JP Losman Would Hit On Your Girlfriend But He Wouldn't Hit A Wide Open WR On A Post Pattern

Oh, FOX, you know the World Series matchup is bad based on the faux celeb sightings in the crowd you use to tie in FOX programming.

We just got a shot of Robert Knepper freezing his ass off in the crowd before the 6th inning of Game 2 between the Tigers and Cards. Don't know who Robert Knepper is? Neither does anyone who doesn't watch Prison Break. Knepper plays Theodore "T-Bag" Bagwell . By the way, T-Bag is a racist, sexual deviant with a violent temper (to water things down). This is the best FOX could do for this shitfest of a series.
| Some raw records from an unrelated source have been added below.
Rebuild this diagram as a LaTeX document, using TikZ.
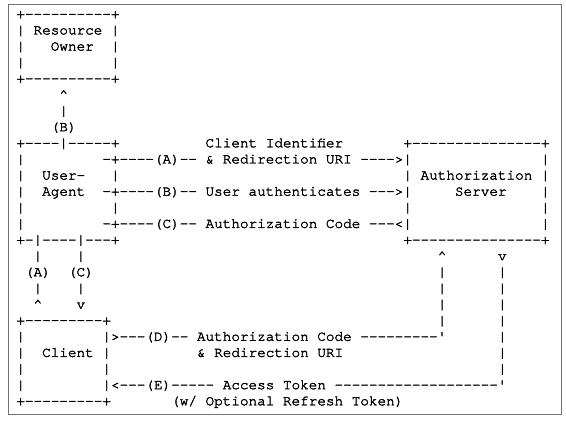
\documentclass[tikz,border=0pt]{standalone}
\usepackage{fontspec}
\setmonofont{TeX Gyre Cursor}[FakeBold=2.2]
\tikzset{
  ascii/.style={anchor=base west, inner sep=0pt, outer sep=0pt,
    font=\ttfamily\fontsize{14.33}{16}\selectfont},
  frame/.style={draw=black!55, line width=1pt}
}
\newcommand{\up}{\textasciicircum}
\begin{document}
\begin{tikzpicture}
\useasboundingbox (0pt,0pt) rectangle (566pt,-422pt);
\draw[frame] (8pt,-5pt) rectangle (561pt,-415pt);
\begin{scope}[shift={(16.4pt,-18.3pt)}, x=8.6pt, y=-16.125pt]
% Resource Owner
\node[ascii] (L0) at (0,0) {+----------+};
\node[ascii] (L1) at (0,1) {| Resource |};
\node[ascii] (L2a) at (0,2) {|};
\node[ascii] (L2b) at (4,2) {Owner};
\node[ascii] (L2c) at (11,2) {|};
\node[ascii] (L3a) at (0,3) {|};
\node[ascii] (L3b) at (11,3) {|};
\node[ascii] (L4) at (0,4) {+----------+};
\node[ascii] (L5) at (5,5) {\up};
\node[ascii] (L6) at (5,6) {|};
\node[ascii] (L7) at (4,7) {(B)};
% User-Agent and Authorization Server
\node[ascii] (L8a) at (0,8) {+----|-----+};
\node[ascii] (L8b) at (22,8) {Client Identifier};
\node[ascii] (L8c) at (45,8) {+---------------+};
\node[ascii] (L9a) at (0,9) {|};
\node[ascii] (L9b) at (10,9) {-+----(A)-- \& Redirection URI ---->|};
\node[ascii] (L9c) at (61,9) {|};
\node[ascii] (L10a) at (0,10) {|};
\node[ascii] (L10b) at (3,10) {User-};
\node[ascii] (L10c) at (11,10) {|};
\node[ascii] (L10d) at (45,10) {|};
\node[ascii] (L10e) at (47,10) {Authorization};
\node[ascii] (L10f) at (61,10) {|};
\node[ascii] (L11a) at (0,11) {|};
\node[ascii] (L11b) at (3,11) {Agent};
\node[ascii] (L11c) at (10,11) {-+----(B)-- User authenticates --->|};
\node[ascii] (L11d) at (51,11) {Server};
\node[ascii] (L11e) at (61,11) {|};
\node[ascii] (L12a) at (0,12) {|};
\node[ascii] (L12b) at (11,12) {|};
\node[ascii] (L12c) at (45,12) {|};
\node[ascii] (L12d) at (61,12) {|};
\node[ascii] (L13a) at (0,13) {|};
\node[ascii] (L13b) at (10,13) {-+----(C)-- Authorization Code ---<|};
\node[ascii] (L13c) at (61,13) {|};
\node[ascii] (L14a) at (0,14) {+-|----|---+};
\node[ascii] (L14b) at (45,14) {+---------------+};
% links down to the Client
\node[ascii] (L15a) at (2,15) {|};
\node[ascii] (L15b) at (7,15) {|};
\node[ascii] (L15c) at (49,15) {\up};
\node[ascii] (L15d) at (56,15) {v};
\node[ascii] (L16a) at (1,16) {(A)};
\node[ascii] (L16b) at (6,16) {(C)};
\node[ascii] (L16c) at (49,16) {|};
\node[ascii] (L16d) at (56,16) {|};
\node[ascii] (L17a) at (2,17) {|};
\node[ascii] (L17b) at (7,17) {|};
\node[ascii] (L17c) at (49,17) {|};
\node[ascii] (L17d) at (56,17) {|};
\node[ascii] (L18a) at (2,18) {\up};
\node[ascii] (L18b) at (7,18) {v};
\node[ascii] (L18c) at (49,18) {|};
\node[ascii] (L18d) at (56,18) {|};
% Client
\node[ascii] (L19a) at (0,19) {+---------+};
\node[ascii] (L19b) at (49,19) {|};
\node[ascii] (L19c) at (56,19) {|};
\node[ascii] (L20a) at (0,20) {|};
\node[ascii] (L20b) at (10,20) {|>---(D)-- Authorization Code ---------'};
\node[ascii] (L20c) at (56,20) {|};
\node[ascii] (L21a) at (0,21) {|};
\node[ascii] (L21b) at (3,21) {Client};
\node[ascii] (L21c) at (10,21) {|};
\node[ascii] (L21d) at (21,21) {\& Redirection URI};
\node[ascii] (L21e) at (56,21) {|};
\node[ascii] (L22a) at (0,22) {|};
\node[ascii] (L22b) at (10,22) {|};
\node[ascii] (L22c) at (56,22) {|};
\node[ascii] (L23a) at (0,23) {|};
\node[ascii] (L23b) at (10,23) {|<---(E)----- Access Token -------------------'};
\node[ascii] (L24a) at (0,24) {+---------+};
\node[ascii] (L24b) at (18,24) {(w/ Optional Refresh Token)};
\end{scope}
\end{tikzpicture}
\end{document}
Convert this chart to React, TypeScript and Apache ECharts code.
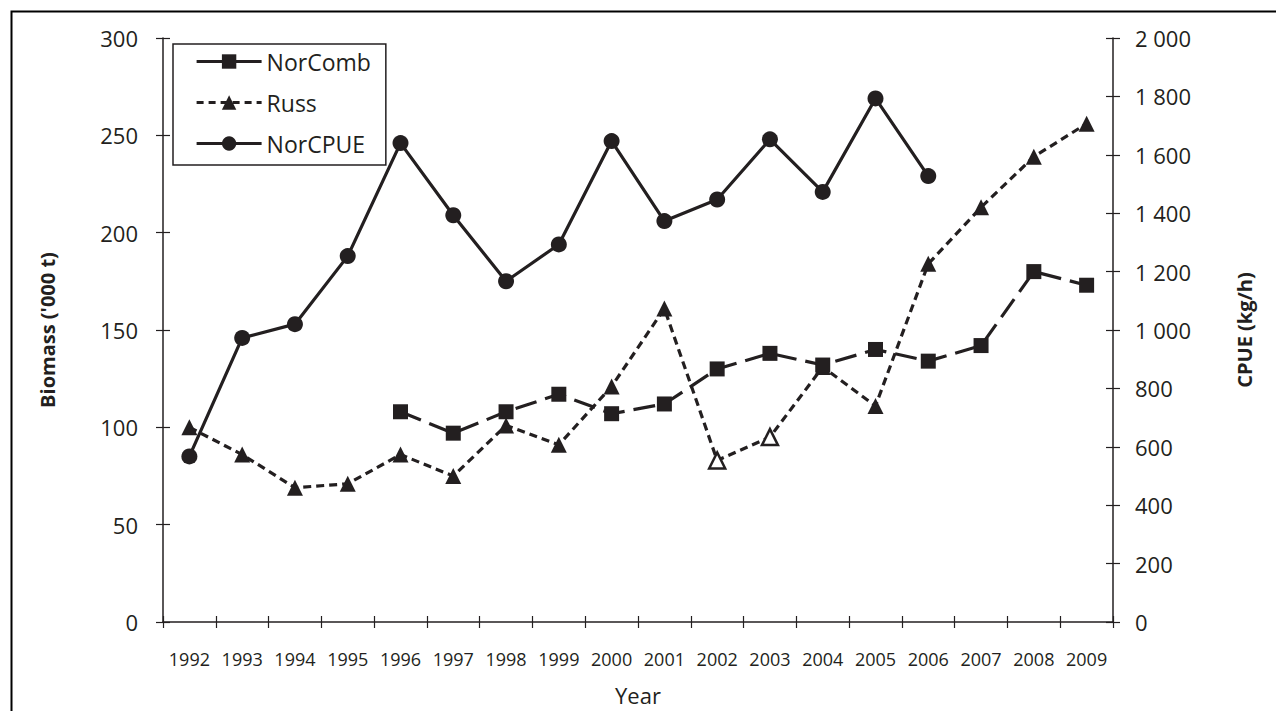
import React, { useEffect, useRef } from "react";
import * as echarts from "echarts";

const years = ["1992","1993","1994","1995","1996","1997","1998","1999","2000","2001","2002","2003","2004","2005","2006","2007","2008","2009"];
const norComb: (number | null)[] = [null, null, null, null, 108, 97, 108, 117, 107, 112, 130, 138, 132, 140, 134, 142, 180, 173];
const russ: number[] = [100, 86, 69, 71, 86, 75, 101, 91, 121, 161, 83, 95, 131, 111, 184, 213, 239, 256];
const russOpen: string[] = ["2002", "2003"];
const norCpue: (number | null)[] = [567, 973, 1020, 1253, 1640, 1393, 1167, 1293, 1647, 1373, 1447, 1653, 1473, 1793, 1527, null, null, null];
const leftTicks = { min: 0, max: 300, interval: 50 };
const rightTicks = { min: 0, max: 2000, interval: 200 };

const INK = "#231f20";
const FONT = "'Open Sans', 'Noto Sans', sans-serif";

export default function App() {
  const ref = useRef<HTMLDivElement>(null);
  useEffect(() => {
    document.body.style.margin = "0";
    const chart = echarts.init(ref.current!, null, { renderer: "svg" });
    const russData = russ.map((v, i) =>
      russOpen.includes(years[i])
        ? { value: v, itemStyle: { color: "#ffffff", borderColor: INK, borderWidth: 2.5 } }
        : v
    );
    const tickOnlyY = (pos: string, t: any) => ({
      type: "value",
      position: pos,
      min: t.min,
      max: t.max,
      interval: t.interval,
      axisLine: { show: false },
      axisTick: { show: true, inside: true, length: 7, lineStyle: { color: INK, width: 1.2 } },
      axisLabel: { show: false },
      splitLine: { show: false },
    });
    chart.setOption({
      animation: false,
      backgroundColor: "#ffffff",
      graphic: [
        {
          type: "rect",
          left: 9,
          top: 9,
          shape: { width: 1400, height: 900 },
          style: { fill: "none", stroke: "#000", lineWidth: 2 },
          z: -1,
        },
      ],
      grid: { left: 163, right: 163, top: 38, bottom: 88 },
      legend: {
        orient: "vertical",
        left: 173,
        top: 44,
        padding: [6, 15, 10, 22],
        itemGap: 18,
        itemWidth: 65,
        itemHeight: 18,
        backgroundColor: "#ffffff",
        borderColor: INK,
        borderWidth: 1.5,
        borderRadius: 0,
        lineStyle: { width: 3.2 },
        textStyle: { fontSize: 23, color: INK, fontFamily: FONT },
        data: [
          { name: "NorComb", lineStyle: { type: "solid", width: 3.2 } },
          { name: "Russ", lineStyle: { type: [7, 5], width: 3.2 } },
          { name: "NorCPUE", lineStyle: { width: 3.2 } },
        ],
      },
      xAxis: [
        {
          type: "category",
          data: years,
          boundaryGap: true,
          name: "Year",
          nameLocation: "middle",
          nameGap: 62,
          nameTextStyle: { fontSize: 22, color: INK, fontFamily: FONT },
          axisLine: { lineStyle: { color: INK, width: 1.5 } },
          axisTick: { show: true, length: 6, lineStyle: { color: INK, width: 1.2 } },
          axisLabel: { fontSize: 18, color: INK, fontFamily: FONT, margin: 28, interval: 0 },
        },
        {
          type: "category",
          data: years,
          position: "bottom",
          boundaryGap: true,
          axisLine: { show: false },
          axisTick: { show: true, inside: true, length: 6, lineStyle: { color: INK, width: 1.2 } },
          axisLabel: { show: false },
        },
      ],
      yAxis: [
        {
          type: "value",
          position: "left",
          min: leftTicks.min,
          max: leftTicks.max,
          interval: leftTicks.interval,
          name: "Biomass ('000 t)",
          nameLocation: "middle",
          nameGap: 106,
          nameTextStyle: { fontSize: 20, fontWeight: "bold", color: INK, fontFamily: FONT },
          axisLine: { show: true, lineStyle: { color: INK, width: 1.5 } },
          axisTick: { show: true, length: 7, lineStyle: { color: INK, width: 1.2 } },
          axisLabel: { fontSize: 22, color: INK, fontFamily: FONT, margin: 25 },
          splitLine: { show: false },
        },
        {
          type: "value",
          position: "right",
          min: rightTicks.min,
          max: rightTicks.max,
          interval: rightTicks.interval,
          name: "CPUE (kg/h)",
          nameLocation: "middle",
          nameGap: 121,
          nameTextStyle: { fontSize: 20, fontWeight: "bold", color: INK, fontFamily: FONT },
          axisLine: { show: true, lineStyle: { color: INK, width: 1.5 } },
          axisTick: { show: true, length: 7, lineStyle: { color: INK, width: 1.2 } },
          axisLabel: {
            fontSize: 22,
            color: INK,
            fontFamily: FONT,
            margin: 22,
            formatter: (v: number) => String(v).replace(/\B(?=(\d{3})+(?!\d))/g, " "),
          },
          splitLine: { show: false },
        },
        tickOnlyY("left", leftTicks),
        tickOnlyY("right", rightTicks),
      ],
      series: [
        {
          name: "NorComb",
          type: "line",
          yAxisIndex: 0,
          data: norComb,
          symbol: "rect",
          symbolSize: 15,
          itemStyle: { color: INK },
          lineStyle: { color: INK, width: 3.2, type: [22, 9] },
          connectNulls: false,
          z: 3,
        },
        {
          name: "Russ",
          type: "line",
          yAxisIndex: 0,
          data: russData,
          symbol: "triangle",
          symbolSize: 16,
          itemStyle: { color: INK },
          lineStyle: { color: INK, width: 3.2, type: [8, 5] },
          z: 2,
        },
        {
          name: "NorCPUE",
          type: "line",
          yAxisIndex: 1,
          data: norCpue,
          symbol: "circle",
          symbolSize: 16,
          itemStyle: { color: INK },
          lineStyle: { color: INK, width: 3.2 },
          z: 4,
        },
      ],
    });
    return () => chart.dispose();
  }, []);
  return <div ref={ref} style={{ position: "fixed", left: 0, top: 0, width: 1276, height: 711 }} />;
}
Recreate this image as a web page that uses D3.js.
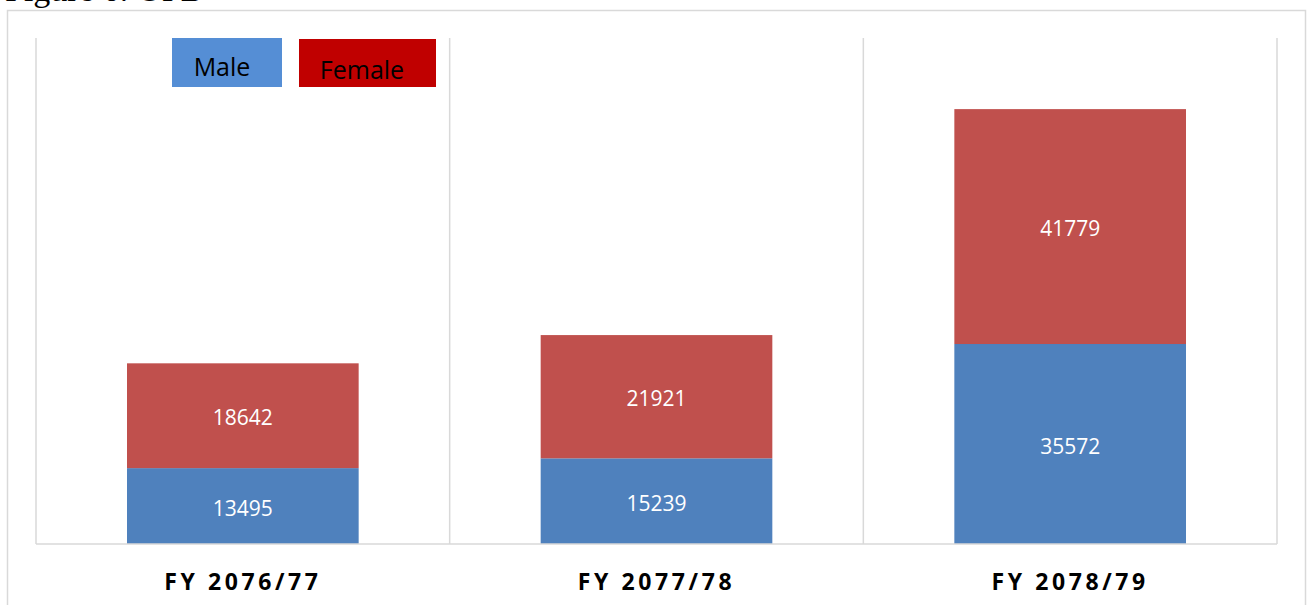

Whereas, if the Mets had replaced the Cards, perhaps they could've lured Bones' David Boreanaz for an appearance. A Yanks-Mets World Series would've totally wooed Kiefer Sutherland. A Tottenham-Liverpool match could've netted Hugh Laurie. And a free buffet could've easily gotten the kid from The Loop to freeze his ass off in the stands.

I've been meaning to blog about the cultural significance of last week's South Park. It's inspiring random quotes all over the place. In fact last week, the roomates and I were singing the "Dawg" theme song over and over again while I cooked year old pierogies, none of my friends can refrain from calling eachother "brah", I received several "Niiiice" text messages, and inspired the only away message I've been decently proud of in weeks.

If you haven't seen it yet, you should.

Downside to RCN: No TUBE network.

Alas, my dismay has inspired this

YouTube Clip Of The Day


Matt said...

It's even funnier when you've watched the actual dog the bounty hunter opener.

kate said...

The wide array of existenceless "breakfast beverages" that Sonic offers is just cruel. I want that raspberry lime drink. Now. Those commercials have haunted me for four years.